She left her online editor role at Tatler after maternity leave and joined Shoreditch-based tech startup Tantrum. We interviewed Lisa Williams about mornings, feeling empowered as a new mum and women in tech…
Lisa, 34, lives with her partner and their son Stanley, nine months, in East Sheen. She’s editor of Tantrum -‘a website for tech-savvy, design-conscious parents….part e-shop, part magazine’.
What time were you up this morning?
What woke you up?
My baby babbling away, as if he were at a cocktail party.
How did you feel?
Like I couldn’t wait until he understands the expression, ‘It’s not morning yet’. And that I need to get a better black-out blind.
Are you a ‘morning person’?
No. I’m admittedly fairly grumpy first thing in the morning, but the combination of breakfast and the company of spritely people usually wakes me up.
What are your most productive working hours?
The middle of the working day and in the evenings. I tend to have my best ideas during my commute and out running, bizarrely.
You recently left your role as online editor at Tatler to become editor of a tech startup Tantrum. What prompted you to leave?
I found maternity leave very inspiring but very tough. It gave me that maniacal feeling of, ‘If I can do this, I can do anything,’ which made me realise I was ready for a new challenge.
A bit about Tantrum
Tell us about Tantrum and your new role…
Tantrum is a website for tech-savvy, design-conscious parents. It is part e-shop, part magazine, and will eventually have events listings and a community feature too.
What will Tantrum offer that other parenting websites don’t?
We hope to offer parents one place where they can buy beautifully-designed products, read about culture, travel and tech, and find out where to meet parents like them.
In what ways has your view of the working world changed since having Stanley? (for instance: options for flexi hours, switching off from work, finishing on time)
I’ve never been a work-to-rule person, it’s impossible when what you do is digital, and when I joined Tantrum I was under no illusion that it would be an easy gig. That said, it’s important that I can work from home occasionally, and I would like to have one day off in the week where I am completely offline. We’ll see how that goes…
How could the UK make the workplace more parent-friendly?
It also needs to leave less to each employer’s discretion. For example, the right to ask for flexible working hours is made slightly useless, in my opinion, by the employer’s right to reject the request. That said, there are some fantastic employers out there who understand that parents have commitments beyond the office and that even if they’re home for three days with a sick child, they’ll make up for it in other ways.
You and your husband talked about sharing parental leave, what would happen if all parents went ahead with this option?

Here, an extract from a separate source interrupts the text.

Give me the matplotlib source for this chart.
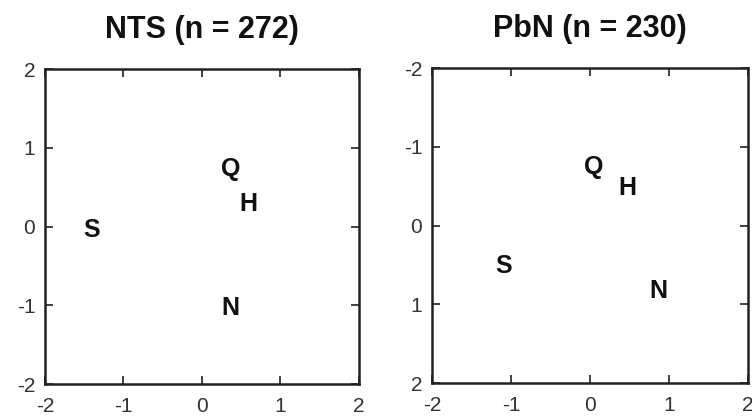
import matplotlib
matplotlib.use('Agg')
import matplotlib.pyplot as plt

plt.rcParams['font.family'] = ['Liberation Sans', 'DejaVu Sans']
plt.rcParams['axes.unicode_minus'] = False

# groups shown in both panels
groups = ['S', 'Q', 'H', 'N']

# NTS panel
nts_title = 'NTS (n = 272)'
nts_x = [-1.41, 0.37, 0.59, 0.36]
nts_y = [-0.04, 0.73, 0.29, -1.03]

# PbN panel (y axis runs downwards)
pbn_title = 'PbN (n = 230)'
pbn_x = [-1.09, 0.05, 0.47, 0.87]
pbn_y = [0.51, -0.74, -0.48, 0.83]

ticks = [-2, -1, 0, 1, 2]

fig = plt.figure(figsize=(7.52, 4.17), dpi=100)
ax1 = fig.add_axes([0.0598, 0.0791, 0.4176, 0.7554])
ax2 = fig.add_axes([0.5745, 0.0815, 0.4202, 0.7554])

panels = [(ax1, nts_title, nts_x, nts_y, False),
          (ax2, pbn_title, pbn_x, pbn_y, True)]

for ax, title, xs, ys, flip in panels:
    for lab, x, y in zip(groups, xs, ys):
        ax.text(x, y, lab, fontsize=18, fontweight='bold',
                ha='center', va='center', color='#111111')
    ax.set_xlim(-2, 2)
    if flip:
        ax.set_ylim(2, -2)
    else:
        ax.set_ylim(-2, 2)
    ax.set_xticks(ticks)
    ax.set_yticks(ticks)
    ax.tick_params(direction='in', length=6, width=1.3, top=True, right=True,
                   labelsize=15, labelcolor='#333333', color='#333333')
    ax.tick_params(axis='x', pad=9)
    ax.tick_params(axis='y', pad=7)
    for sp in ax.spines.values():
        sp.set_linewidth(1.8)
        sp.set_color('#222222')
    ax.set_title(title, fontsize=22, fontweight='bold', pad=22, color='#111111')

fig.savefig('out.png', dpi=100)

I believe in equal parenting, and it is therefore a very important editorial tenet of Tantrum, which is for both mothers and fathers and any combination of the above. I love how NCT courses, for example, encourage dads to get involved in every aspect of childcare, from doing skin-to-skin with their newborn, to supporting breastfeeding.
Men can’t give birth or breastfeed but, apart from that, I don’t think there is anything that sets parents apart (and some women can’t breastfeed anyway). For that reason, I think shared parental leave is a brilliant thing. It allows women to return to work earlier if they wish to and/or if they earn more. It allows fathers the chance to bond with their babies in a very powerful way early on, and it’s good for the babies too. The ideal, obviously, is the version where parents can take long leave together. Yes, companies might take the hit in the short-term, but these parents will return with a new vigour.
Are you a believer in working from home – can you get as much (or more) done?
To an extent. Remote working is great for parents as it means less time commuting and more time with their children. I like a day a week at home, so I can blitz through a load of work while my washing whirls around in the background. To have people corralled in an office just to have bums on seats is short-sighted, but some time spent in the actual company of colleagues is very valuable too.
Why are there so few women in tech, and how can this be improved?
It’s funny when I see the stats because at Conde Nast there were a lot of women in tech; coding, designing, editing, managing social media, producing video and selling ads. And
I suppose it comes down to how you define ‘tech’. Yes, there are fewer visible women in the textbook ‘tech’ world and we do need to spend more time and money encouraging girls towards the industry. But it is beginning to change, and I’m pleased to be part of it.